Today, the Federal Deposit Insurance Corporation, the independent federal agency headed by Sheila Bair that regulates banks and insures deposits, announced it plans to ask a number of big banks to write “living wills” or “funeral plans,” which it describes as “analysis, information, and contingent resolution plans that address and demonstrate [the institution's ability] to be wound down or resolved in an orderly fashion.”
In a statement, Bair said, “We must recognize that not only did market discipline fail to prevent the excesses of the last few years, but the regulatory system also failed in its responsibilities. There were significant shortcomings in our approach that permitted excessive risks to build in the system. Critically, the lack of an effective resolution process for the large, complex financial institutions limited regulators’ ability to manage the crisis. As we now know, early planning and preparation is the key to avoiding bailouts. This [resolution] moves us forward to address these gaps.”

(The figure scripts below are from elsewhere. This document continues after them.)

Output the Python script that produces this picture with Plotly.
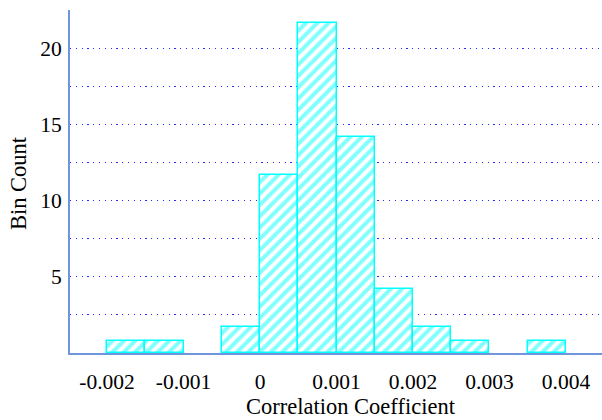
import plotly.graph_objects as go

bin_starts = [-0.002, -0.0015, -0.0005, 0.0, 0.0005, 0.001, 0.0015, 0.002, 0.0025, 0.0035]
bin_counts = [0.8, 0.8, 1.7, 11.65, 21.65, 14.15, 4.2, 1.7, 0.8, 0.8]
bin_width = 0.0005

x_tickvals = [-0.002, -0.001, 0, 0.001, 0.002, 0.003, 0.004]
x_ticktext = ["-0.002", "-0.001", "0", "0.001", "0.002", "0.003", "0.004"]
y_tickvals = [2.5, 5, 7.5, 10, 12.5, 15, 17.5, 20, 22.5]
y_ticktext = ["", "5", "", "10", "", "15", "", "20", ""]

x_title = "Correlation Coefficient"
y_title = "Bin Count"

font_family = "Liberation Serif, Times New Roman, serif"

fig = go.Figure()
fig.add_trace(go.Bar(
    x=bin_starts,
    y=bin_counts,
    width=[bin_width] * len(bin_starts),
    offset=0,
    marker=dict(
        color="white",
        line=dict(color="#00ffff", width=1.5),
        pattern=dict(shape="/", fgcolor="#80ffff", bgcolor="white",
                     size=8, solidity=0.5, fillmode="replace"),
    ),
    showlegend=False,
))

fig.update_layout(
    width=602, height=420,
    margin=dict(l=70, r=0, t=10, b=67),
    paper_bgcolor="white", plot_bgcolor="white",
    font=dict(family=font_family, size=21.5, color="black"),
    bargap=0,
    annotations=[
        dict(text=x_title, xref="paper", yref="paper", x=0.528, y=-0.155,
             xanchor="center", yanchor="middle", showarrow=False,
             font=dict(size=22.5)),
        dict(text=y_title, xref="paper", yref="paper", x=-0.0968, y=0.494,
             xanchor="center", yanchor="middle", showarrow=False, textangle=-90,
             font=dict(size=22.5)),
    ],
)
fig.update_xaxes(
    range=[-0.002484, 0.004471],
    tickvals=x_tickvals, ticktext=x_ticktext,
    showgrid=False, zeroline=False,
    showline=True, linecolor="#6f95dd", linewidth=2,
    ticks="", ticklabelstandoff=8,
)
fig.update_yaxes(
    range=[0, 22.5],
    tickvals=y_tickvals, ticktext=y_ticktext,
    showgrid=True, gridcolor="#2a2aff", griddash="1.2px,4.6px", gridwidth=1,
    zeroline=False,
    showline=True, linecolor="#6f95dd", linewidth=2,
    ticks="", ticklabelstandoff=2,
)

fig.write_html("out.html")
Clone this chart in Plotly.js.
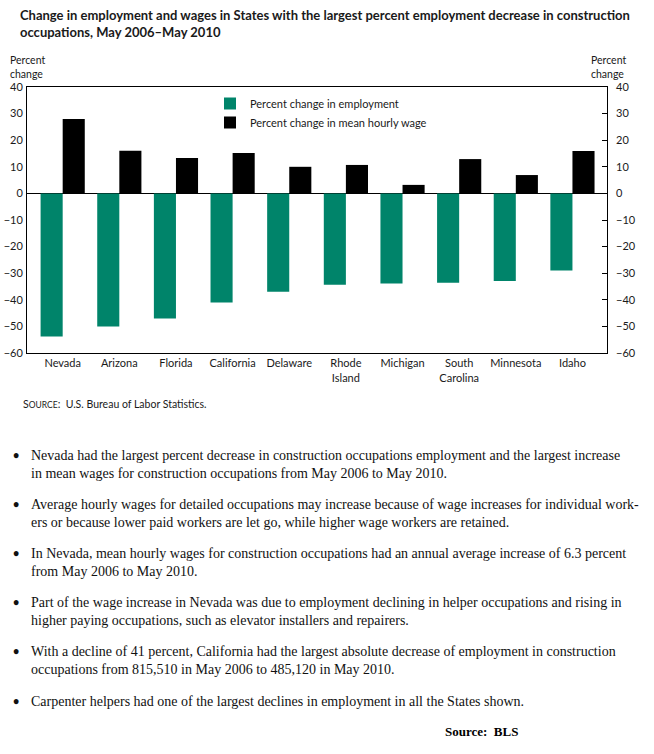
<!DOCTYPE html>
<html>
<head>
<meta charset="utf-8">
<script src="https://cdn.plot.ly/plotly-3.0.1.min.js"></script>
<style>html,body{margin:0;padding:0;background:#fff;}#chart{width:654px;height:754px;}</style>
</head>
<body>
<div id="chart"></div>
<script>
// ---- data ----
const states = ["Nevada", "Arizona", "Florida", "California", "Delaware", "Rhode<br>Island", "Michigan", "South<br>Carolina", "Minnesota", "Idaho"];
const employmentChange = [-53.8, -50.0, -47.0, -41.0, -37.0, -34.3, -33.9, -33.6, -32.9, -29.0];
const wageChange = [28.0, 16.0, 13.3, 15.2, 10.0, 10.7, 3.2, 12.9, 6.9, 15.9];
const yTicks = [40, 30, 20, 10, 0, -10, -20, -30, -40, -50, -60];
const seriesNames = ["Percent change in employment", "Percent change in mean hourly wage"];
const titleText = "Change in employment and wages in States with the largest percent employment decrease in construction<br>occupations, May 2006–May 2010";
const sourceText = "S<span style=\"font-size:8.5px\">OURCE</span>:  U.S. Bureau of Labor Statistics.";
const bullets = [
  "Nevada had the largest percent decrease in construction occupations employment and the largest increase<br>in mean wages for construction occupations from May 2006 to May 2010.",
  "Average hourly wages for detailed occupations may increase because of wage increases for individual work-<br>ers or because lower paid workers are let go, while higher wage workers are retained.",
  "In Nevada, mean hourly wages for construction occupations had an annual average increase of 6.3 percent<br>from May 2006 to May 2010.",
  "Part of the wage increase in Nevada was due to employment declining in helper occupations and rising in<br>higher paying occupations, such as elevator installers and repairers.",
  "With a decline of 41 percent, California had the largest absolute decrease of employment in construction<br>occupations from 815,510 in May 2006 to 485,120 in May 2010.",
  "Carpenter helpers had one of the largest declines in employment in all the States shown."
];
const footerText = "<b>Source:  BLS</b>";

// ---- layout helpers (pixel -> paper) ----
const W = 654, H = 754;
const mL = 27, mR = 47, mT = 87, mB = 401;
const pw = W - mL - mR, ph = H - mT - mB;
const px = x => (x - mL) / pw;
const py = y => (H - mB - y) / ph;

const sansFont = "Lato, 'Open Sans', sans-serif";
const serifFont = "'Liberation Serif', 'DejaVu Serif', serif";

const traces = [
  {type: "bar", name: seriesNames[0], x: states, y: employmentChange,
   marker: {color: "#00846A"}, hoverinfo: "x+y"},
  {type: "bar", name: seriesNames[1], x: states, y: wageChange,
   marker: {color: "#000000"}, hoverinfo: "x+y"},
  {type: "scatter", mode: "markers", x: [states[0]], y: [0], yaxis: "y2",
   marker: {opacity: 0}, showlegend: false, hoverinfo: "skip"}
];

const annotations = [
  {text: titleText, xref: "paper", yref: "paper", x: px(18), y: py(5), xanchor: "left", yanchor: "top",
   align: "left", showarrow: false, font: {family: sansFont, size: 13, color: "#1a1a1a", weight: 700}},
  {text: "Percent<br>change", xref: "paper", yref: "paper", x: px(8), y: py(52), xanchor: "left", yanchor: "top",
   align: "left", showarrow: false, font: {family: sansFont, size: 10.5, color: "#1a1a1a"}},
  {text: "Percent<br>change", xref: "paper", yref: "paper", x: px(589), y: py(52), xanchor: "left", yanchor: "top",
   align: "left", showarrow: false, font: {family: sansFont, size: 10.5, color: "#1a1a1a"}},
  {text: sourceText, xref: "paper", yref: "paper", x: px(21), y: py(404), xanchor: "left", yanchor: "middle",
   align: "left", showarrow: false, font: {family: sansFont, size: 10.5, color: "#1a1a1a"}},
  {text: footerText, xref: "paper", yref: "paper", x: px(443), y: py(731), xanchor: "left", yanchor: "middle",
   align: "left", showarrow: false, font: {family: serifFont, size: 13, color: "#000"}}
];
const bulletTops = [446, 495, 544, 593, 642, 692];
bullets.forEach((b, i) => {
  annotations.push({text: "<b>•</b>", xref: "paper", yref: "paper", x: px(11), y: py(bulletTops[i] - 2), xanchor: "left", yanchor: "top",
    align: "left", showarrow: false, font: {family: serifFont, size: 18, color: "#111"}});
  annotations.push({text: b, xref: "paper", yref: "paper", x: px(29), y: py(bulletTops[i]), xanchor: "left", yanchor: "top",
    align: "left", showarrow: false, font: {family: serifFont, size: 14, color: "#111"}});
});

const layout = {
  width: W, height: H,
  margin: {l: mL, r: mR, t: mT, b: mB, pad: 0},
  paper_bgcolor: "#fff", plot_bgcolor: "#fff",
  barmode: "group", bargap: 0.22, bargroupgap: 0,
  showlegend: true,
  legend: {x: px(210), y: py(89), xanchor: "left", yanchor: "top", bgcolor: "rgba(0,0,0,0)",
           font: {family: sansFont, size: 11, color: "#1a1a1a"}, traceorder: "normal", tracegroupgap: 0},
  font: {family: sansFont, color: "#1a1a1a"},
  xaxis: {type: "category", range: [-0.63, 9.61], showgrid: false, zeroline: false,
          showline: true, linecolor: "#000", linewidth: 1, mirror: true, ticks: "",
          tickfont: {family: sansFont, size: 11, color: "#1a1a1a"}, fixedrange: true},
  yaxis: {range: [-60, 40], tickvals: yTicks, showgrid: false, zeroline: true, zerolinecolor: "#000",
          zerolinewidth: 1, showline: true, linecolor: "#000", linewidth: 1, mirror: true, ticks: "",
          ticklabelstandoff: 1,
          tickfont: {family: sansFont, size: 11, color: "#1a1a1a"}, fixedrange: true},
  yaxis2: {range: [-60, 40], tickvals: yTicks, overlaying: "y", side: "right", showgrid: false, zeroline: false,
           showline: false, ticks: "inside", ticklen: 5, tickcolor: "#000", tickwidth: 1,
           ticklabelstandoff: 8,
           tickfont: {family: sansFont, size: 11, color: "#1a1a1a"}, fixedrange: true},
  annotations: annotations
};

Plotly.newPlot("chart", traces, layout, {displayModeBar: false, staticPlot: true});
</script>
</body>
</html>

The FDIC plan would affect banking subsidiaries with more than $10 billion in assets controlled by parent companies with more than $100 billion in assets — essentially the 40 or so biggest banks. The FDIC says its plan will complement, rather than make redundant, a similar measure in Sen. Chris Dodd’s (D-Conn.) financial regulatory reform proposal. As part of the regulatory reform negotiations, Senate Democrats agreed to drop a $50 billion resolution authority fund, but banks still need to show regulators how they would break up into viable, sellable pieces.